Another controversial issue might be a single sentence in the plan that supports the repeal of a 1995 Costa-Hawkins Bill. This state law allows landlords to increase residential rental rates when rental units become vacant. The policy in the draft plan would have no direct impact on the state law, but some city landlords object to its inclusion in the General Plan. 

Furthermore, Ecocity Builders, a nonprofit agency dedicated to creating open space in urban areas by increasing residential density along transportation corridors, is asking for four amendments to the plan. To support the proposed amendments, Ecocity Builders will submit a petition with more than 100 signatures from nonprofits, educational institutions and businesses, said Ecocity Builder President Richard Register. 

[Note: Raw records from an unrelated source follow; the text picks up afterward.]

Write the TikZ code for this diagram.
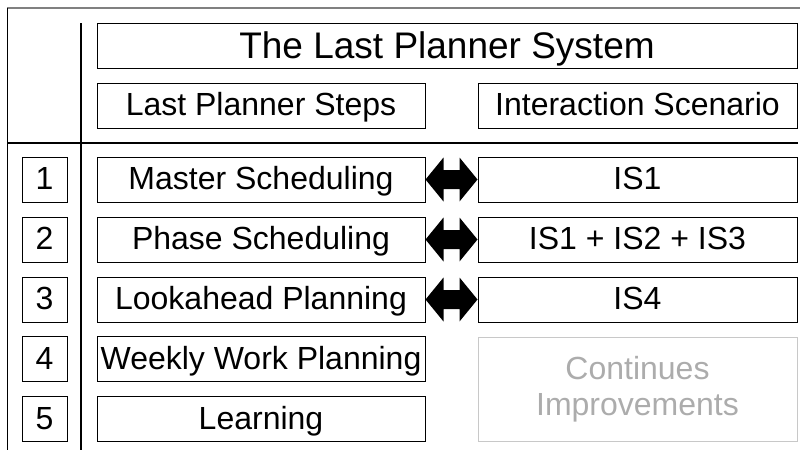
\documentclass[tikz,border=0pt]{standalone}
\usepackage{fontspec}
\setmainfont{Liberation Sans}
\usetikzlibrary{calc}

\definecolor{framegray}{RGB}{128,128,128}
\definecolor{softtext}{RGB}{172,172,172}
\definecolor{softline}{RGB}{200,200,200}
\newcommand{\rowfont}{\fontsize{32}{36}\selectfont}
\newcommand{\headfont}{\fontsize{37}{40}\selectfont}

% fat double arrow from the east side of #1 to the west side of #2
\newcommand{\linkarrow}[2]{%
  \fill (#1.east) -- ++(18,-22) -- ++(0,12.5) -- ($(#2.west)+(-18,-9.5)$)
    -- ++(0,-12.5) -- (#2.west) -- ++(-18,22) -- ++(0,-12.5)
    -- ($(#1.east)+(18,9.5)$) -- ++(0,12.5) -- cycle;}

\begin{document}
\begin{tikzpicture}[x=1pt,y=-1pt,
  box/.style={rectangle,draw,line width=1pt,minimum height=45pt,inner sep=0pt,
    text height=24pt,text depth=4pt,font=\rowfont},
  numbox/.style={box,minimum width=45pt},
  stepbox/.style={box,minimum width=328pt},
  scenbox/.style={box,minimum width=319pt}]
\useasboundingbox (0,0) rectangle (800,450);

% frame and rules
\draw[framegray,line width=1.3pt] (7,8) -- (800,8);
\draw[line width=0.9pt] (7,8) -- (7,450);
\draw[line width=2pt] (81,23) -- (81,450);
\draw[line width=2pt] (7,143) -- (798,143);

% header
\node[box,minimum width=700pt,font=\headfont,text height=28pt,text depth=3pt] (LPS) at (447,45.5) {The Last Planner System};
\node[stepbox] (steps) at (261,105.5) {Last Planner Steps};
\node[scenbox] (scen) at (637.5,105.5) {Interaction Scenario};

% step numbers
\node[numbox] (N1) at (44.5,179.5) {1};
\node[numbox] (N2) at (44.5,239.5) {2};
\node[numbox] (N3) at (44.5,299.5) {3};
\node[numbox] (N4) at (44.5,359) {4};
\node[numbox] (N5) at (44.5,419) {5};

% steps
\node[stepbox] (MS) at (261,179.5) {Master Scheduling};
\node[stepbox] (PS) at (261,239.5) {Phase Scheduling};
\node[stepbox] (LAP) at (261,299.5) {Lookahead Planning};
\node[stepbox] (WWP) at (261,359) {Weekly Work Planning};
\node[stepbox] (LRN) at (261,419) {Learning};

% scenarios
\node[scenbox] (IS1) at (637.5,179.5) {IS1};
\node[scenbox] (IS123) at (637.5,239.5) {IS1 + IS2 + IS3};
\node[scenbox] (IS4) at (637.5,299.5) {IS4};
\node[rectangle,draw=softline,line width=1pt,text=softtext,font=\rowfont,align=center,
  minimum width=319pt,minimum height=104pt,inner sep=0pt] (CI) at (637.5,389) {Continues\\Improvements};

\linkarrow{MS}{IS1}
\linkarrow{PS}{IS123}
\linkarrow{LAP}{IS4}
\end{tikzpicture}
\end{document}
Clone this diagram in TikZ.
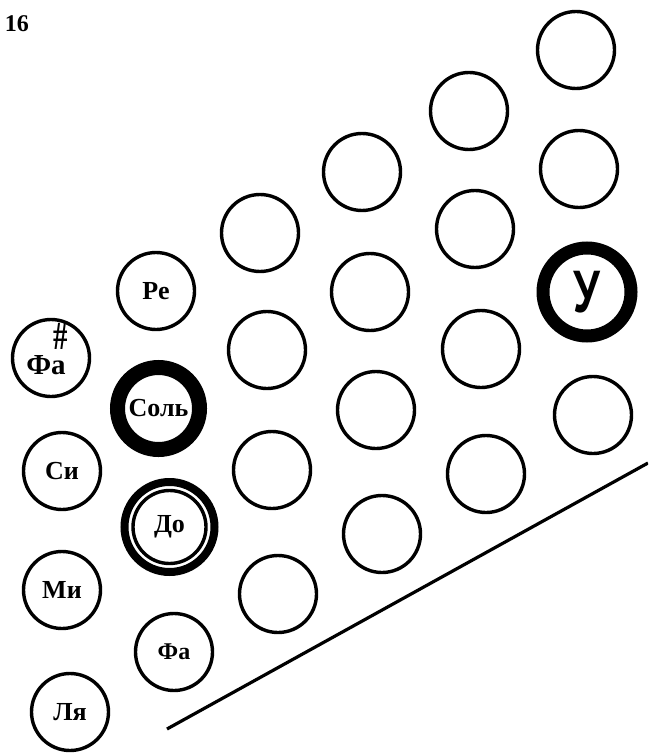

One amendment calls for establishing a Transfer of Development Rights policy. A TDR would allow developers to increase height limits in the downtown in exchange for purchasing and razing existing buildings in environmentally sensitive areas, over creeks for example, and then turning over the restored open space to the city. 

The draft plan sets a height limit in the downtown area for no more than seven floors. If the TDR amendment is approved, it would allow 10 or 11 story buildings Register said. 

“Biodiversity is extraordinarily important for the health of the Bay and for teaching our children how life systems work,” Register said. “If we are going to restore creeks we are going to need to remove occasional buildings and with a TDR policy you can also increase housing.” 

According to Thomas, the Planning Commission did not include the TDR policy in the draft because it did not want to create controversy by increasing height limits in the downtown area. 

“They didn’t want to get into the question of raising the height limits because the issue had been so controversial,” Thomas said. “This is the fourth draft of the plan and the first two recommended raising height limits but the public response against it was very strong. People came unglued.” 

The plan sets an ambitious goal to create 6,400 permanent affordable housing units during the next 20 years through acquisition of existing housing and new construction. Currently there are 1,600 units of affordable housing in Berkeley.  

The plan also reaffirms policies of dense in-fill development in the downtown area and along transit corridors.